For all the drama that occurred with Theresa Greenfield’s ballot and signatures situation, little attention was paid to the other developments in Iowa’s 3rd Congressional District race a few weeks back. Iowa political news was pretty wild for the entire month of March, and I didn’t get to nearly as many other topics as I had hoped. But I did want to circle back on one story: Austin Frerick ending his candidacy.
Frerick decided to bring his 3rd District run to an end a few hours before the filing deadline on March 16, though it didn’t seem to be due to a lack of signatures. Instead, he cited the fact that his campaign simply hadn’t raised enough money to compete in a major congressional race. He’d raised just under $30,000 by the last fundraising report that ended in December, though he’d probably brought in more this year.
We’ve seen more than plenty of candidates get into high-profile races over the years that simply don’t have the financial resources or wherewithal to seriously compete. Oftentimes, it’s because they don’t even try. Numerous Democrats have essentially just raised enough funds to fill up their gas tank to drive to forums and party meetings to give speeches that just end up lengthening the event. Frerick’s fundraising totals were at least in the “trying” category.
But the refreshing thing about Frerick’s candidacy is that he found unique ways to stand out in his long-shot bid and presented a policy message that no one else was talking about. The central theme of his campaign was that corporate mergers and consolidated wealth were turning America into a 2nd Gilded Age. Included in that was a tough look at several Iowa agricultural corporations (Monsanto in particular) that typically don’t get as much scrutiny from state Democrats. Plenty of Democratic candidates make wealth inequality a topic of their campaign, but Frerick did a good job at really describing the root causes of the problem in ways others don’t.
And that was a nice thing for Democrats who sat through extremely long 3rd District forums and events. If there’s six or seven candidates on stage or giving speeches, it can easily get tiring to hear everyone agree on the same core values and repeat similar talking points. A lot of the statistics and stories that Frerick explained about agriculture and anti-trust policies were things people didn’t know as much about. I dare say some attendees actually learned something new while listening to Frerick.

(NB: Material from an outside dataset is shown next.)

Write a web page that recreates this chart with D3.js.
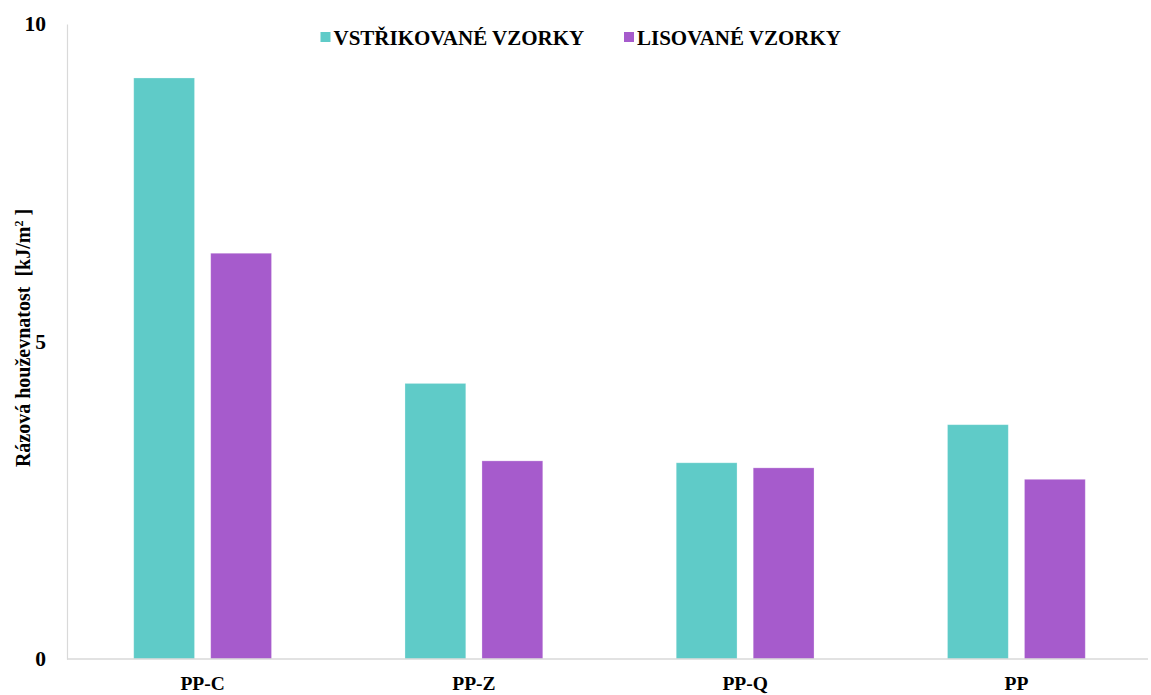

He also found creative ways to stand out in the media. Frerick’s candidacy was mentioned in or featured in the New York Times, The Intercept, The Nation and several national progressive publications. Part of that was thanks to actually reaching out to media outlets and pitching interesting stories.
Sometimes people will ask me why I wrote one or two more stories about this candidate instead of that candidate. The answer is usually pretty simple: I try to cover most serious contenders equally, but if one campaign keeps in touch and offers up interesting story ideas that makes my job easier, it usually helps get some extra coverage. It’s certainly more effective than the long-shot candidates who just launch personal attacks at every reporter who doesn’t have time to cover in-depth their hopeless candidacy. Being nice and helpful goes a long way.
Frerick also did a much better job with social media than most other candidates in Iowa this cycle, again finding more creative ways to stand out. Some longtime campaign professionals will scoff and say an active social media effort doesn’t make up for call time to raise money to get on TV. While that’s true, you also see so few of the “serious” candidates – those who raise significant money – with engaging and authentic-looking social media profiles, despite having money for staff and consultants.
What I’ve never understood is why can’t you both raise a lot of money and put out several real-sounding, engaging Facebook, Instagram and Twitter posts each week? (Actually, I do understand why. It’s because campaign consultants get most of their money from placing TV ads, not digital ones. Too much of the Democratic Party’s national campaign infrastructure has become more focused on ensuring a class of consultants get paid than winning races, but that’s a topic for another time.)
Anyway, Frerick had a good run for several months as a candidate, and then called it a day when realizing he didn’t have a chance of winning the primary. That’s a more responsible decision than say, Paul Knupp, who got upset that the party didn’t help him fill out his petitions (not their job) and now looks to run as a Green Party candidate as payback.
It’s sometimes questionable what long-shot candidates get out of their runs (which sometimes annoys those of us who have to cover very long forums with a ton of candidates). For Frerick, he legitimately advanced a policy debate that not enough people were talking about and raised his personal profile in a positive way that could bring support if he runs for something else in the future (probably a local office that doesn’t require millions of dollars).
Other candidates facing long odds in their races should take note.
As I was typing this story up, Frerick endorsed Cindy Axne.